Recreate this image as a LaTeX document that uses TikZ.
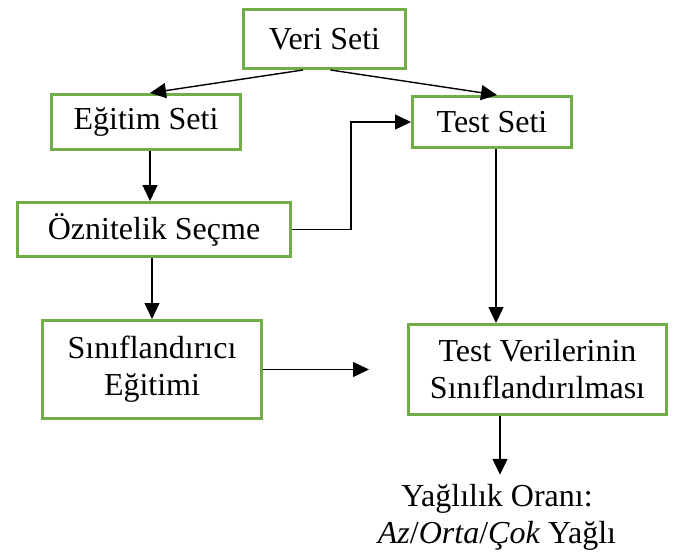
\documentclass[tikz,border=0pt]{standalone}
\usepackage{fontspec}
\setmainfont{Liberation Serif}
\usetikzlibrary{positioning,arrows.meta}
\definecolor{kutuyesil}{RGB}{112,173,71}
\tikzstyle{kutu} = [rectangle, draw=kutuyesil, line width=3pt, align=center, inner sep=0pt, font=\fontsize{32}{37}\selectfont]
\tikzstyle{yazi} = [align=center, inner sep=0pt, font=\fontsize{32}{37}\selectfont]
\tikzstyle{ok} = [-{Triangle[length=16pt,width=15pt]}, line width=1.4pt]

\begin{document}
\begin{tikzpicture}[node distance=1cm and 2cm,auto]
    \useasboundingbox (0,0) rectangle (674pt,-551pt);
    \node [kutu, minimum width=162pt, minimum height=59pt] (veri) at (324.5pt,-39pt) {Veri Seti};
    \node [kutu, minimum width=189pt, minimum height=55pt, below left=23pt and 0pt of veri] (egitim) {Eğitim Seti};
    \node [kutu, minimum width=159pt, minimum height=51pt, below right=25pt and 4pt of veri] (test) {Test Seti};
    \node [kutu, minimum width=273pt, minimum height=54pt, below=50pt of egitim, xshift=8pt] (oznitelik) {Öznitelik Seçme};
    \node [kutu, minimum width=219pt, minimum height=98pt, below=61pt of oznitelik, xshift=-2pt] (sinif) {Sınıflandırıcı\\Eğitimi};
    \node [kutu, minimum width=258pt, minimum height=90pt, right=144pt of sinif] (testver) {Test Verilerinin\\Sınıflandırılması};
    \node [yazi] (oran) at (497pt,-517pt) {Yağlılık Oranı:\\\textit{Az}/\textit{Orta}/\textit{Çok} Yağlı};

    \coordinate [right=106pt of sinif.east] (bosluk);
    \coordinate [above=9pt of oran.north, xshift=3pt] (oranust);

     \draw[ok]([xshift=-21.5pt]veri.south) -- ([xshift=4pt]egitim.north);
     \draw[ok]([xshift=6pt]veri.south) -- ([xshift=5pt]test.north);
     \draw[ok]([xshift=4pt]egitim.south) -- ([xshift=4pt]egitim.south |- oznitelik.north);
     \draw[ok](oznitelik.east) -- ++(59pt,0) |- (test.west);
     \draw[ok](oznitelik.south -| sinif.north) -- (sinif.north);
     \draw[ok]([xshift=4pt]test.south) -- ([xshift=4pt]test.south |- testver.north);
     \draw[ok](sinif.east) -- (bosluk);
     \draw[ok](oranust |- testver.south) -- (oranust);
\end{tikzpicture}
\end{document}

━━━━━━━━━━

Requirements: Leave out the pictures and restate, word for word, the lines from the top of the data through the line containing "oran.north, xshift=3pt] (oranust);", both included.

Complete answer:
Recreate this image as a LaTeX document that uses TikZ.
\documentclass[tikz,border=0pt]{standalone}
\usepackage{fontspec}
\setmainfont{Liberation Serif}
\usetikzlibrary{positioning,arrows.meta}
\definecolor{kutuyesil}{RGB}{112,173,71}
\tikzstyle{kutu} = [rectangle, draw=kutuyesil, line width=3pt, align=center, inner sep=0pt, font=\fontsize{32}{37}\selectfont]
\tikzstyle{yazi} = [align=center, inner sep=0pt, font=\fontsize{32}{37}\selectfont]
\tikzstyle{ok} = [-{Triangle[length=16pt,width=15pt]}, line width=1.4pt]

\begin{document}
\begin{tikzpicture}[node distance=1cm and 2cm,auto]
    \useasboundingbox (0,0) rectangle (674pt,-551pt);
    \node [kutu, minimum width=162pt, minimum height=59pt] (veri) at (324.5pt,-39pt) {Veri Seti};
    \node [kutu, minimum width=189pt, minimum height=55pt, below left=23pt and 0pt of veri] (egitim) {Eğitim Seti};
    \node [kutu, minimum width=159pt, minimum height=51pt, below right=25pt and 4pt of veri] (test) {Test Seti};
    \node [kutu, minimum width=273pt, minimum height=54pt, below=50pt of egitim, xshift=8pt] (oznitelik) {Öznitelik Seçme};
    \node [kutu, minimum width=219pt, minimum height=98pt, below=61pt of oznitelik, xshift=-2pt] (sinif) {Sınıflandırıcı\\Eğitimi};
    \node [kutu, minimum width=258pt, minimum height=90pt, right=144pt of sinif] (testver) {Test Verilerinin\\Sınıflandırılması};
    \node [yazi] (oran) at (497pt,-517pt) {Yağlılık Oranı:\\\textit{Az}/\textit{Orta}/\textit{Çok} Yağlı};

    \coordinate [right=106pt of sinif.east] (bosluk);
    \coordinate [above=9pt of oran.north, xshift=3pt] (oranust);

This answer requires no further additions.